As a white guy wading into the thicket of commentary related to Ferguson, I need to say one thing up front: The economic, political, and social structures of white supremacy that both overtly and covertly dehumanize people of color and lead to the kind of systematic state violence that kills young men like Michael Brown are textbook cases of sin and evil that cry out daily for just redress. My thoughts here are related to precisely this question of pursuing justice. From much of the social media and news commentary that has crossed my computer screen in the last few days, I’ve perceived a general misunderstanding of the tradition of nonviolent conflict as a means to social transformation.
Most importantly, nonviolence does not mean peaceful protest if by peaceful protest you mean people standing or marching quietly and orderly with their little signs and candles and in no way ruffling the feathers of the state or local communities. The Gandhian influenced tradition of nonviolence is ALL ABOUT consciously and purposefully creating and fomenting conflict. It is about the willingness to risk one’s own safety, and even one’s own life, in order to rock the boat in such a way that the full force of the system’s power is brought out into the open and exposed for the evil that it is. It is about channeling holy anger towards the systems of domination that relentlessly churn out victims.
Nonviolence is NOT about white bourgeois notions of propriety.
Indeed, when the white establishment that ignores the history of violence against black folks suddenly rises up to condemn reaction to that history by calling for “peace” (e.g., the white commentariat regarding certain reactions in Ferguson), they are not calling for nonviolent action, they are speaking about their desire for the absence of conflict.
The difference between violent and nonviolent means to pursue justice lies in the recognition that systems of domination are propped up in ways both material and spiritual. Indeed, that the material and spiritual are interdependent in their maintenance of power (both in its negative and positive forms). White supremacy, capitalism, exploitation, oppression, slavery, patriarchy, and so on, are comprised of both the material structures by which they produce and reproduce the social relations we call economy, politics, culture, and such, as well as and in concert with the spiritual relations that produce and reproduce the imaginative, conceptual, and affective dimensions by which worldviews are shaped and formed.
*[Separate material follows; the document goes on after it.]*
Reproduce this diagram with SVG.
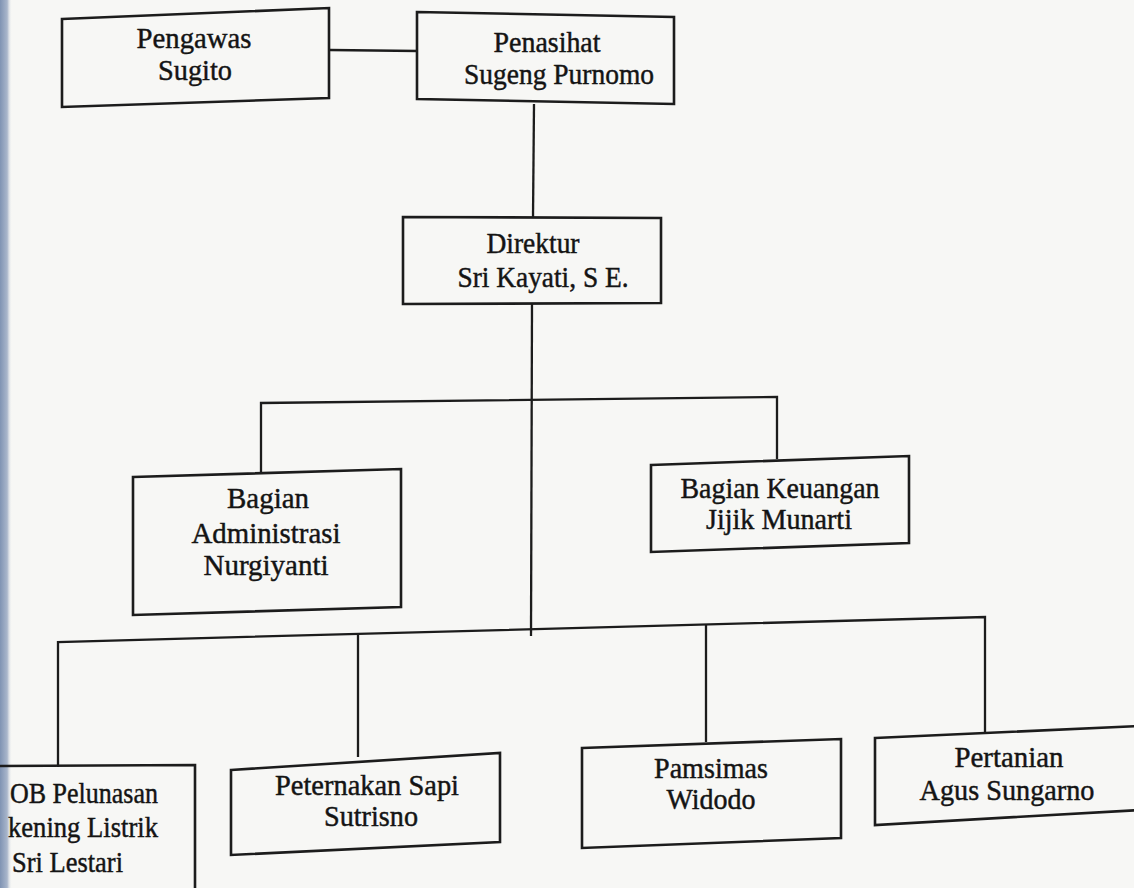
<svg xmlns="http://www.w3.org/2000/svg" width="1134" height="888" viewBox="0 0 1134 888">
<defs>
<style>
.box{fill:none;stroke:#1c1c1c;stroke-width:2.6;stroke-linejoin:miter}
.ln{fill:none;stroke:#1c1c1c;stroke-width:2.3}
.t,.ts{font-family:"Liberation Serif","Times New Roman",serif;font-size:30px;fill:#141414;stroke:#141414;stroke-width:0.45}
.t{text-anchor:middle}
.ts{text-anchor:start}
</style>
<linearGradient id="strip" x1="0" y1="0" x2="1" y2="0">
<stop offset="0" stop-color="#7f93b3"/>
<stop offset="0.6" stop-color="#a9b6cb"/>
<stop offset="1" stop-color="#f6f6f4" stop-opacity="0"/>
</linearGradient>
</defs>
<rect x="0" y="0" width="1134" height="888" fill="#f7f7f5"/>
<rect x="0" y="0" width="12" height="888" fill="url(#strip)"/>
<g id="connectors">
<line class="ln" x1="330" y1="50" x2="418" y2="51"/>
<line class="ln" x1="534" y1="104" x2="533" y2="217"/>
<line class="ln" x1="532" y1="304" x2="531" y2="636"/>
<polyline class="ln" points="261,472 261,403 777,397 777,459"/>
<polyline class="ln" points="58,767 58,642 985,617 985,734"/>
<line class="ln" x1="358" y1="634" x2="358" y2="757"/>
<line class="ln" x1="706" y1="625" x2="706" y2="742"/>
</g>
<g id="pengawas">
<polygon class="box" points="62,19 329,8 329,98 62,107"/>
<text class="t" x="194" y="48" textLength="115" lengthAdjust="spacingAndGlyphs">Pengawas</text>
<text class="t" x="195" y="80" textLength="74" lengthAdjust="spacingAndGlyphs">Sugito</text>
</g>
<g id="penasihat">
<polygon class="box" points="417,12 674,17 674,104 417,99"/>
<text class="t" x="547" y="52" textLength="107" lengthAdjust="spacingAndGlyphs">Penasihat</text>
<text class="t" x="559" y="84" textLength="190" lengthAdjust="spacingAndGlyphs">Sugeng Purnomo</text>
</g>
<g id="direktur">
<polygon class="box" points="403,217 661,218 661,303 403,304"/>
<text class="t" x="533" y="253" textLength="93" lengthAdjust="spacingAndGlyphs">Direktur</text>
<text class="t" x="543" y="287" textLength="171" lengthAdjust="spacingAndGlyphs">Sri Kayati, S E.</text>
</g>
<g id="administrasi">
<polygon class="box" points="133,477 401,469 401,607 133,615"/>
<text class="t" x="268" y="508" textLength="82" lengthAdjust="spacingAndGlyphs">Bagian</text>
<text class="t" x="266" y="543" textLength="149" lengthAdjust="spacingAndGlyphs">Administrasi</text>
<text class="t" x="266" y="575" textLength="125" lengthAdjust="spacingAndGlyphs">Nurgiyanti</text>
</g>
<g id="keuangan">
<polygon class="box" points="651,465 909,456 909,543 651,552"/>
<text class="t" x="780" y="498" textLength="199" lengthAdjust="spacingAndGlyphs">Bagian Keuangan</text>
<text class="t" x="779" y="529" textLength="146" lengthAdjust="spacingAndGlyphs">Jijik Munarti</text>
</g>
<g id="rekening">
<polygon class="box" points="-10,766 195,765 195,900 -10,900"/>
<text class="ts" x="10" y="803" textLength="148" lengthAdjust="spacingAndGlyphs">OB Pelunasan</text>
<text class="ts" x="8" y="837" textLength="150" lengthAdjust="spacingAndGlyphs">kening Listrik</text>
<text class="ts" x="12" y="872" textLength="111" lengthAdjust="spacingAndGlyphs">Sri Lestari</text>
</g>
<g id="peternakan">
<polygon class="box" points="231,770 500,753 500,842 231,855"/>
<text class="t" x="367" y="795" textLength="184" lengthAdjust="spacingAndGlyphs">Peternakan Sapi</text>
<text class="t" x="371" y="826" textLength="94" lengthAdjust="spacingAndGlyphs">Sutrisno</text>
</g>
<g id="pamsimas">
<polygon class="box" points="582,748 841,739 841,838 582,848"/>
<text class="t" x="711" y="778" textLength="114" lengthAdjust="spacingAndGlyphs">Pamsimas</text>
<text class="t" x="711" y="809" textLength="89" lengthAdjust="spacingAndGlyphs">Widodo</text>
</g>
<g id="pertanian">
<polygon class="box" points="875,738 1140,726 1140,810 875,825"/>
<text class="t" x="1009" y="767" textLength="109" lengthAdjust="spacingAndGlyphs">Pertanian</text>
<text class="t" x="1007" y="800" textLength="175" lengthAdjust="spacingAndGlyphs">Agus Sungarno</text>
</g>
</svg>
The problem with the violent approach to justice is that it reproduces the very logic of the material and spiritual – both structure and worldview – of all domination systems: the belief that violence is the best way to gain and maintain power, and is, as such, salvific.
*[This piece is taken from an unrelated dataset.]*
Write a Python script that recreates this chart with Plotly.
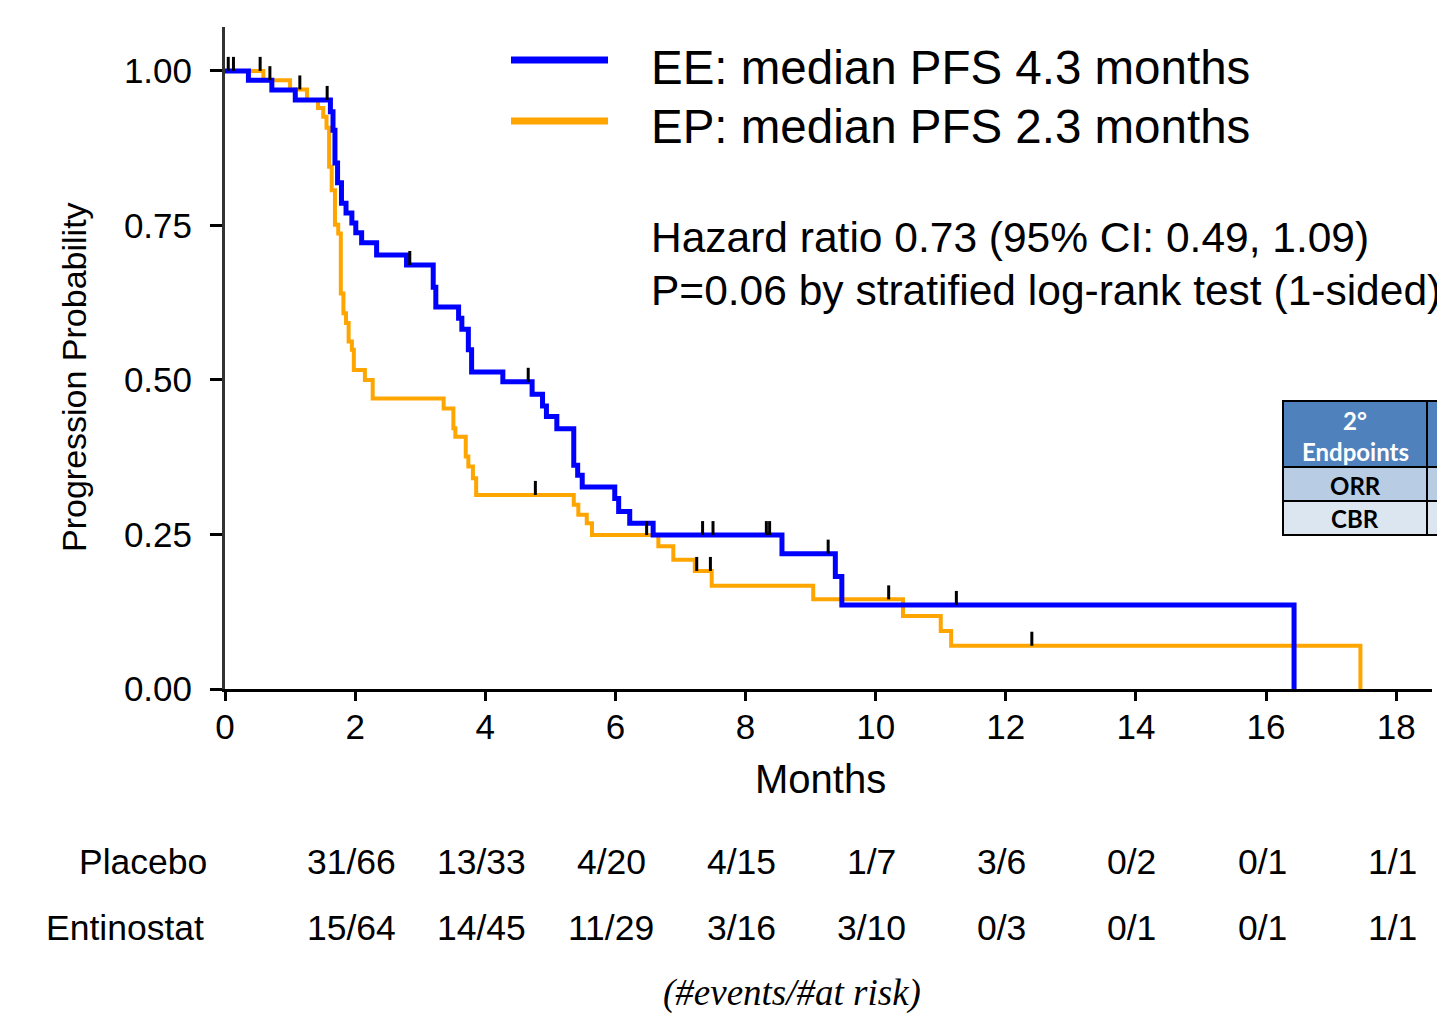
import plotly.graph_objects as go

# ---------------- data ----------------
# EE (blue): event times (months) and survival level after each step
ee_times = [0, 0.36, 0.72, 1.08, 1.62, 1.66, 1.69, 1.73, 1.79, 1.86, 1.95, 2.01, 2.10, 2.33,
            2.79, 3.20, 3.24, 3.59, 3.64, 3.74, 3.79, 4.27, 4.72, 4.88, 4.94, 5.10, 5.36,
            5.42, 5.49, 5.99, 6.05, 6.22, 6.58, 8.56, 9.38, 9.48, 16.43]
ee_surv = [1.0, 0.985, 0.969, 0.953, 0.934, 0.904, 0.851, 0.819, 0.786, 0.770, 0.754, 0.738,
           0.722, 0.702, 0.686, 0.650, 0.618, 0.600, 0.582, 0.549, 0.513, 0.497, 0.477, 0.458,
           0.441, 0.421, 0.362, 0.346, 0.327, 0.308, 0.287, 0.268, 0.249, 0.219, 0.182, 0.136, 0.0]
ee_censor = [0.05, 0.69, 1.57, 2.84, 4.66, 7.34, 7.50, 8.32, 8.37, 9.27, 11.24]

# EP (orange)
ep_times = [0, 0.59, 1.00, 1.26, 1.43, 1.51, 1.56, 1.60, 1.64, 1.69, 1.74, 1.78, 1.82, 1.86,
            1.90, 1.95, 1.98, 2.15, 2.27, 3.36, 3.51, 3.54, 3.70, 3.74, 3.81, 3.86, 5.36, 5.43,
            5.56, 5.64, 6.66, 6.89, 7.22, 7.48, 9.04, 10.42, 11.00, 11.16, 17.45]
ep_surv = [1.0, 0.985, 0.970, 0.953, 0.940, 0.926, 0.908, 0.845, 0.807, 0.751, 0.737, 0.640,
           0.608, 0.592, 0.562, 0.549, 0.516, 0.500, 0.470, 0.454, 0.422, 0.408, 0.376, 0.360,
           0.341, 0.314, 0.298, 0.282, 0.268, 0.249, 0.231, 0.209, 0.191, 0.167, 0.145, 0.118,
           0.094, 0.070, 0.0]
ep_censor = [0.13, 0.54, 1.15, 4.77, 6.48, 7.25, 7.46, 10.20, 12.40]

x_ticks = [0, 2, 4, 6, 8, 10, 12, 14, 16, 18]
y_ticks = [0, 0.25, 0.5, 0.75, 1.0]
y_tick_text = ["0.00", "0.25", "0.50", "0.75", "1.00"]

risk_months = [2, 4, 6, 8, 10, 12, 14, 16, 18]
placebo_risk = ["31/66", "13/33", "4/20", "4/15", "1/7", "3/6", "0/2", "0/1", "1/1"]
entinostat_risk = ["15/64", "14/45", "11/29", "3/16", "3/10", "0/3", "0/1", "0/1", "1/1"]

ee_label = "EE: median PFS 4.3 months"
ep_label = "EP: median PFS 2.3 months"
hr_line1 = "Hazard ratio 0.73 (95% CI: 0.49, 1.09)"
hr_line2 = "P=0.06 by stratified log-rank test (1-sided)"

# ---------------- layout geometry ----------------
W, H = 1437, 1014
L, R, T, B = 225, 5, 27, 325
PW, PH = W - L - R, H - T - B


def px(x):
    return (x - L) / PW


def py(y):
    return (H - B - y) / PH


def level_at(times, surv, t):
    lev = surv[0]
    for tt, s in zip(times, surv):
        if tt <= t:
            lev = s
    return lev


FONT = "Liberation Sans, Arial, sans-serif"
BLUE = "#0000FF"
ORANGE = "#FFA500"

fig = go.Figure()
fig.add_trace(go.Scatter(x=ep_times, y=ep_surv, mode="lines", line=dict(color=ORANGE, width=4, shape="hv"),
                         showlegend=False, hoverinfo="skip"))
fig.add_trace(go.Scatter(x=ee_times, y=ee_surv, mode="lines", line=dict(color=BLUE, width=5, shape="hv"),
                         showlegend=False, hoverinfo="skip"))

tick_off = 7 / 618
cx = ee_censor + ep_censor
cy = [level_at(ee_times, ee_surv, t) + tick_off for t in ee_censor] + \
     [level_at(ep_times, ep_surv, t) + tick_off for t in ep_censor]
fig.add_trace(go.Scatter(x=cx, y=cy, mode="markers",
                         marker=dict(symbol="line-ns", size=10, line=dict(color="black", width=3)),
                         showlegend=False, hoverinfo="skip", cliponaxis=False))

ann = []
# legend
shapes = [
    dict(type="line", xref="paper", yref="paper", x0=px(511), x1=px(608), y0=py(60), y1=py(60),
         line=dict(color=BLUE, width=7)),
    dict(type="line", xref="paper", yref="paper", x0=px(511), x1=px(608), y0=py(121), y1=py(121),
         line=dict(color=ORANGE, width=7)),
]
ann.append(dict(xref="paper", yref="paper", x=px(649), y=py(68), text=ee_label, showarrow=False,
                xanchor="left", yanchor="middle", font=dict(size=47.5, color="black", family=FONT)))
ann.append(dict(xref="paper", yref="paper", x=px(649), y=py(126), text=ep_label, showarrow=False,
                xanchor="left", yanchor="middle", font=dict(size=47.5, color="black", family=FONT)))
ann.append(dict(xref="paper", yref="paper", x=px(649), y=py(238), text=hr_line1, showarrow=False,
                xanchor="left", yanchor="middle", font=dict(size=42.5, color="black", family=FONT)))
ann.append(dict(xref="paper", yref="paper", x=px(649), y=py(290), text=hr_line2, showarrow=False,
                xanchor="left", yanchor="middle", font=dict(size=42.5, color="black", family=FONT)))

# axis titles
ann.append(dict(xref="paper", yref="paper", x=px(820), y=py(779), text="Months", showarrow=False,
                xanchor="center", yanchor="middle", font=dict(size=40, color="black", family=FONT)))
ann.append(dict(xref="paper", yref="paper", x=px(74), y=py(377), text="Progression Probability",
                showarrow=False, textangle=-90, xanchor="center", yanchor="middle",
                font=dict(size=34, color="black", family=FONT)))

# risk table
RF = 35.5
ann.append(dict(xref="paper", yref="paper", x=px(143), y=py(862), text="Placebo", showarrow=False,
                xanchor="center", yanchor="middle", font=dict(size=RF, color="black", family=FONT)))
ann.append(dict(xref="paper", yref="paper", x=px(125), y=py(928), text="Entinostat", showarrow=False,
                xanchor="center", yanchor="middle", font=dict(size=RF, color="black", family=FONT)))
for m, a, b in zip(risk_months, placebo_risk, entinostat_risk):
    ann.append(dict(xref="x", yref="paper", x=m, xshift=-4, y=py(862), text=a, showarrow=False,
                    xanchor="center", yanchor="middle", font=dict(size=RF, color="black", family=FONT)))
    ann.append(dict(xref="x", yref="paper", x=m, xshift=-4, y=py(928), text=b, showarrow=False,
                    xanchor="center", yanchor="middle", font=dict(size=RF, color="black", family=FONT)))
ann.append(dict(xref="paper", yref="paper", x=px(792), y=py(993), text="<i>(#events/#at risk)</i>",
                showarrow=False, xanchor="center", yanchor="middle",
                font=dict(size=37, color="black", family="Liberation Serif, Times New Roman, serif")))

# secondary endpoints table
rows = [(401, 467, "#4F81BD"), (467, 501, "#B8CCE4"), (501, 535, "#DCE6F1")]
for y0, y1, c in rows:
    for x0, x1 in [(1283, 1427), (1427, 1460)]:
        shapes.append(dict(type="rect", xref="paper", yref="paper", x0=px(x0), x1=px(x1), y0=py(y1), y1=py(y0),
                           fillcolor=c, line=dict(color="black", width=2), layer="below"))
TFONT = "Lato, Open Sans, sans-serif"
ann.append(dict(xref="paper", yref="paper", x=px(1355), y=py(420), text="<b>2°</b>", showarrow=False,
                xanchor="center", yanchor="middle", font=dict(size=24, color="white", family=TFONT)))
ann.append(dict(xref="paper", yref="paper", x=px(1355), y=py(451), text="<b>Endpoints</b>", showarrow=False,
                xanchor="center", yanchor="middle", font=dict(size=24, color="white", family=TFONT)))
ann.append(dict(xref="paper", yref="paper", x=px(1355), y=py(485), text="<b>ORR</b>", showarrow=False,
                xanchor="center", yanchor="middle", font=dict(size=24, color="black", family=TFONT)))
ann.append(dict(xref="paper", yref="paper", x=px(1355), y=py(518), text="<b>CBR</b>", showarrow=False,
                xanchor="center", yanchor="middle", font=dict(size=24, color="black", family=TFONT)))

fig.update_layout(
    width=W, height=H,
    margin=dict(l=L, r=R, t=T, b=B, pad=0),
    paper_bgcolor="white", plot_bgcolor="white",
    showlegend=False,
    shapes=shapes,
    annotations=ann,
    xaxis=dict(range=[0, 18.55], tickvals=x_ticks, ticks="outside", ticklen=9, tickwidth=3,
               tickcolor="black", showline=True, linecolor="black", linewidth=3,
               showgrid=False, zeroline=False, ticklabelstandoff=-4,
               tickfont=dict(size=35, color="black", family=FONT)),
    yaxis=dict(range=[0, 1.071], tickvals=y_ticks, ticktext=y_tick_text, ticks="outside", ticklen=12,
               tickwidth=3, tickcolor="black", showline=True, linecolor="#333333", linewidth=3,
               showgrid=False, zeroline=False, ticklabelstandoff=11,
               tickfont=dict(size=35, color="black", family=FONT)),
)

fig.write_html("out.html")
However, as Audre Lorde famously wrote, “the master’s tools will never dismantle the master’s house.”
Nonviolence seeks to address both the material and spiritual aspects of domination by not losing sight of the end toward which it reaches. This end is a nonviolent society where all human beings are valued and cared for according to their inherent and inviolable dignity. Thus, anything that diminishes the humanity of another is not a proper means for achieving this end. Likewise, anything that perpetuates the spiral of violence is not a proper means for achieving this end.
This does not mean avoiding conflict and confrontation with the powers that be. Rather, it means finding ever more creative ways to foment conflict and bring about confrontation, but in such a way that everyone’s humanity is left intact and violence is not the basis for bringing about transformation. Ultimately this means, to reclaim a phrase that has so unfortunately been co-opted by the military, seeking to “change hearts and minds” as much as material structures.
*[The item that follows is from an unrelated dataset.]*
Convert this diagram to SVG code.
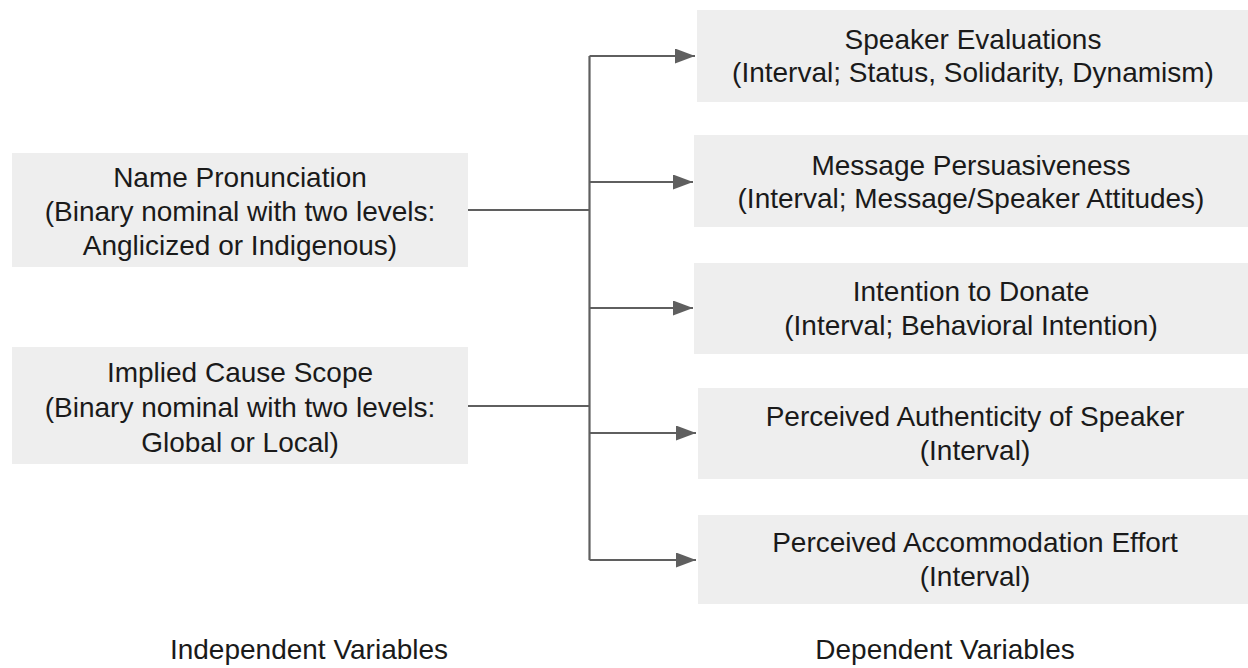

In my view, one of the biggest failure of progressive social movements over the last forty or so years has been an utter lack of creativity. One can only attend so many “peaceful” marches, vigils, and rallies before these seem to be the only tactics of those advocating for nonviolence. Indeed, these tactics seem to have been “approved” by the systems of domination themselves, and it behooves these powers to continue to equate such tactics with the tradition of nonviolence as such. The powers that be erase the real history of nonviolence – the courageous risk to life and limb, the willingness to die for justice, the multiple creative and utterly ingenious ways that have been found to confront the system, and on and on – in favor of a sanitized and de-fanged “nonviolence” that uses false images and narratives of Martin Luther King, Jr. and Gandhi to sell computers and quash rebellion.
Not letting the radical and revolutionary potential of nonviolence fade from view is imperative. History is always written by the winners, and so we must not let the real history and tradition of nonviolence disappear into a cloud that conceals its explosiveness under the guise of “niceness” or “flower power,” or as the purview of the “polite” and “civilized.” Toward this end, below are listed some resources (and by no means comprehensive) that outline the history, theory, and practice of nonviolence.
May Michael Brown and all the murdered victims of systemic violence and injustice rest in peace, and may perpetual light shine upon them.
Remember: Organize; Create; Disrupt; Risk; Pray.